If you are a landlord who has not declared their rental income and are using a letting agent, HM Revenue & Customs (HMRC) could soon be on your trail.

That is because HMRC now have a right to demand lettings agents disclose details of rents received on behalf of private landlords. The first year for which they are able to receive this information is the year ended 5th April 2018. Once a letting agent has been issued with a statutory notice, they have 60 days to supply the information. As is so often the case when dealing with HMRC, failure to comply can result in a hefty fine. An initial fine of £300 applies to those agents failing to meet the initial deadline, with a potential further fine of £60 per day for ongoing failure. Agents will also need to be careful to ensure that the information they hand over is correct. Providing incomplete or inaccurate information, whether through carelessness or deliberate choice, can lead to a further
£3,000 penalty.

HMRC’s campaign against landlords
It was estimated in 2013 that there are 1.4 million landlords in the UK. That being the case, HMRC would expect to receive that many returns each year. However, their figures show only 500,000 registered as declaring income. This means there are a potential 900,000 landlords who are not currently declaring their income from lettings.

Unsurprisingly, HMRC saw this as a potentially significant loss of tax revenue. Accordingly they launched the Let Property Campaign back in 2013. This offered landlords the chance to voluntarily come clean about their undeclared rental income. As an incentive, those using the scheme are offered much lower penalties than they would pay if HMRC identified the omission first. Based on figures they released on 31st March 2017, this campaign has resulted in more than £135m being paid over by landlords. Excluding the Offshore Disclosure Facilities, which look for undeclared income from other countries, this makes it the most successful campaign HMRC have run.

What determines the need to report property income?
Your reporting obligations are determined by the amount you receive from renting out property.

If your income is £1,000 or less, this is tax-free as a property allowance and no report is required. If your income is between £1,000 and £2,500 you need to notify HMRC you are receiving the income. They may then decide that you need to complete a return. If your income is above £2,500 after deducting allowable expenses or above £10,000 before deducting allowable expenses, then you must report your income on a tax return. If not registered to complete a return already, you must notify HMRC no later than 5th October after the end of the first tax year in which you received the income (5th October 2018 for income received in the year ended 5th April 2018). Notifying late may result in a late notification penalty.

If you make losses from renting property, it may be worth completing a tax return anyway. This is because those losses can then be carried forward to set against future profits from property rental.
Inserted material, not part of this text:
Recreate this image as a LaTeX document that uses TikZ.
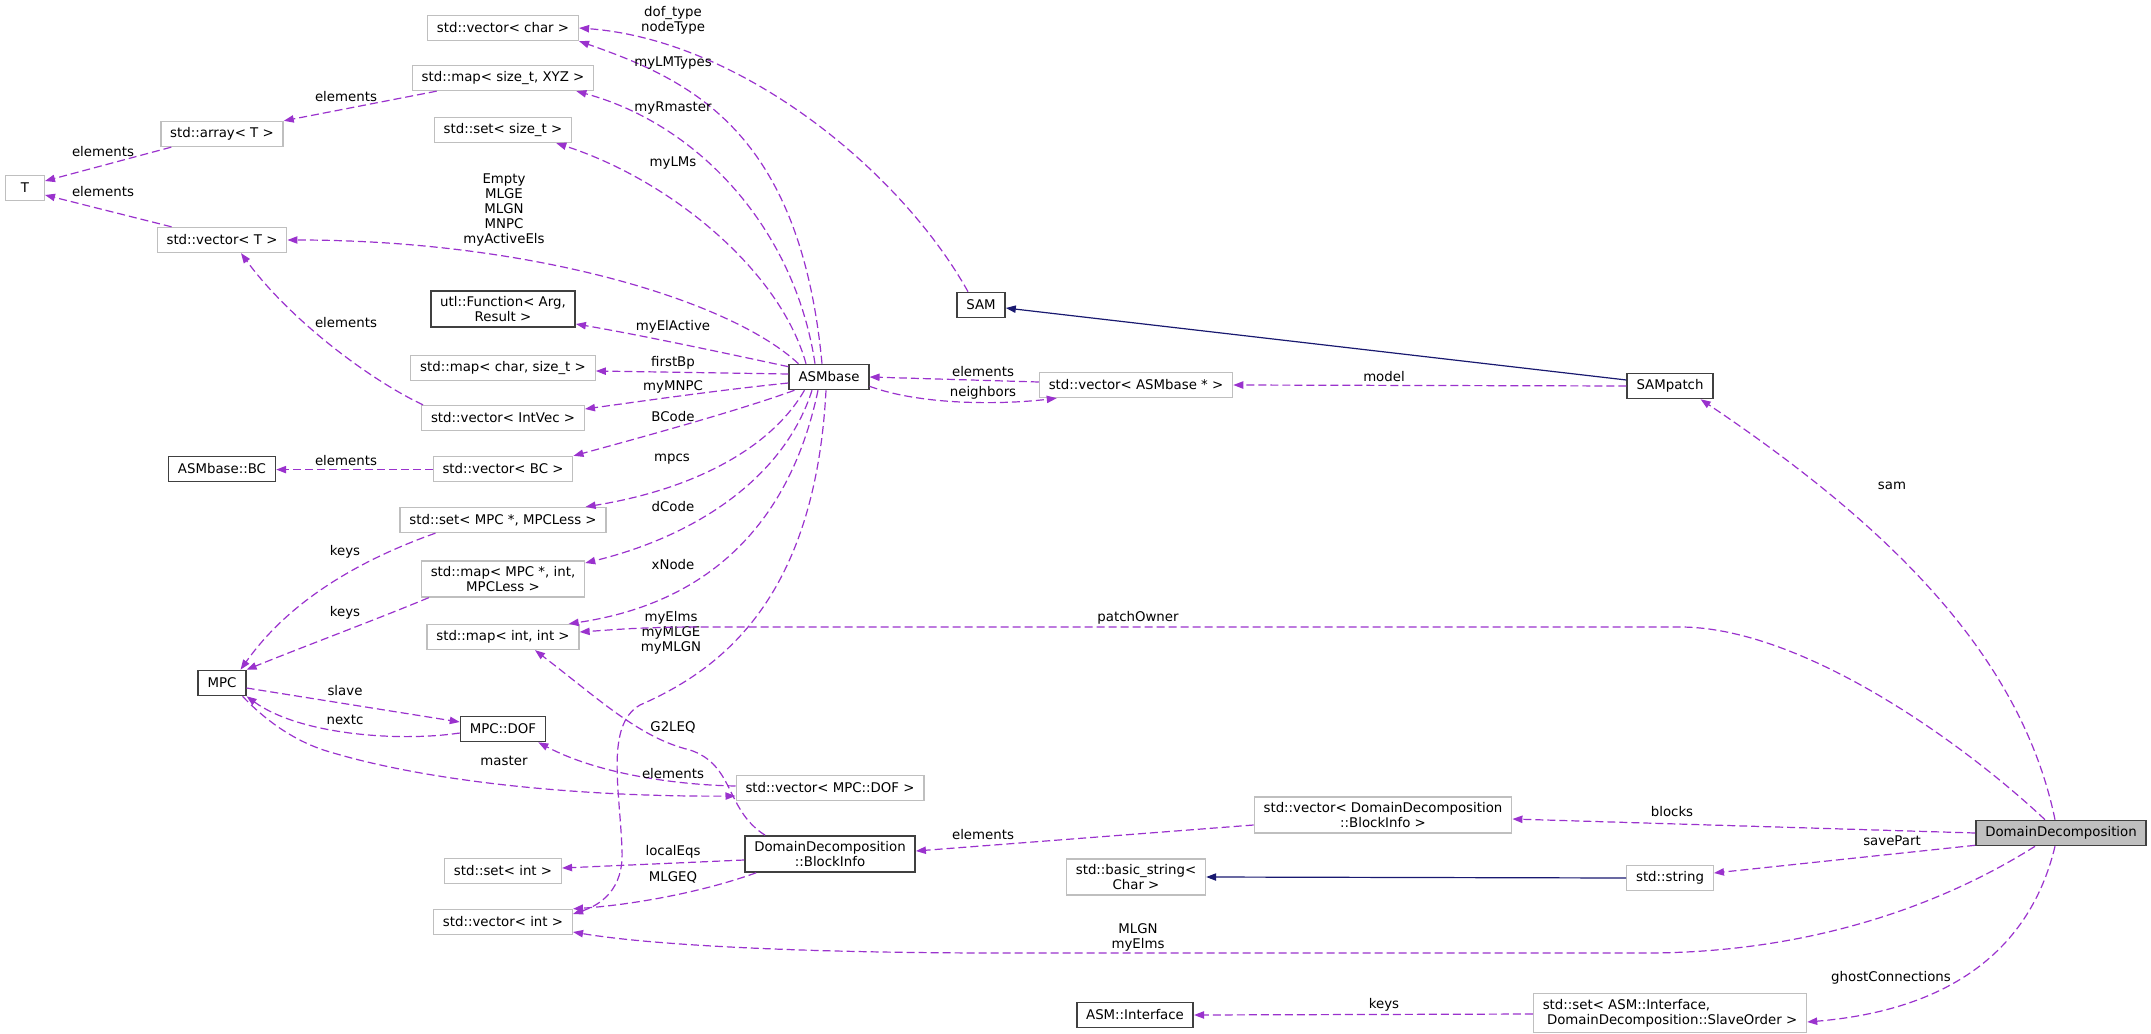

Who can use the Let Property Campaign?
The Let Property Campaign can be used by any individual renting residential property within the UK, whether single or multiple units. This includes holiday lettings, rental of space in your own
home which exceeds the £7,500 Rent a Room Relief limit (£3,750 if shared) and non-UK residents who rent property in the UK. Where property is held jointly, all individuals are eligible to use the scheme.

The Campaign cannot be used by trusts or companies that rent out property of any kind. It is also not available to individuals where the property rented out is commercial instead of residential. HMRC provide an online questionnaire for those unsure if they qualify. (tinyurl.com/yb7w3nda)

Should I use the Let Property Campaign?
If you have undeclared property income, disclosure via the Let Property Campaign will be considerably cheaper than having HMRC discover it themselves. Their new power to query lettings agents makes such discovery much more likely. Even if you don’t use a lettings agent, HMRC also use Land Registry records to identify potential undeclared rentals. In certain cases, HMRC also have the ability to publish details of those they determine have deliberately evaded tax, so it is not just financial penalties you need to consider.

Disclosure is advisable whether you have deliberately not declared or simply not understood the
need to do so. The terms of the campaign, with reductions for voluntary disclosure, are a relatively cheap way of putting things right. You will have three months from the date of your voluntary disclosure to calculate and pay what you owe. If the sum due is too much for you to pay at once, HMRC can be willing to accept payment terms instead.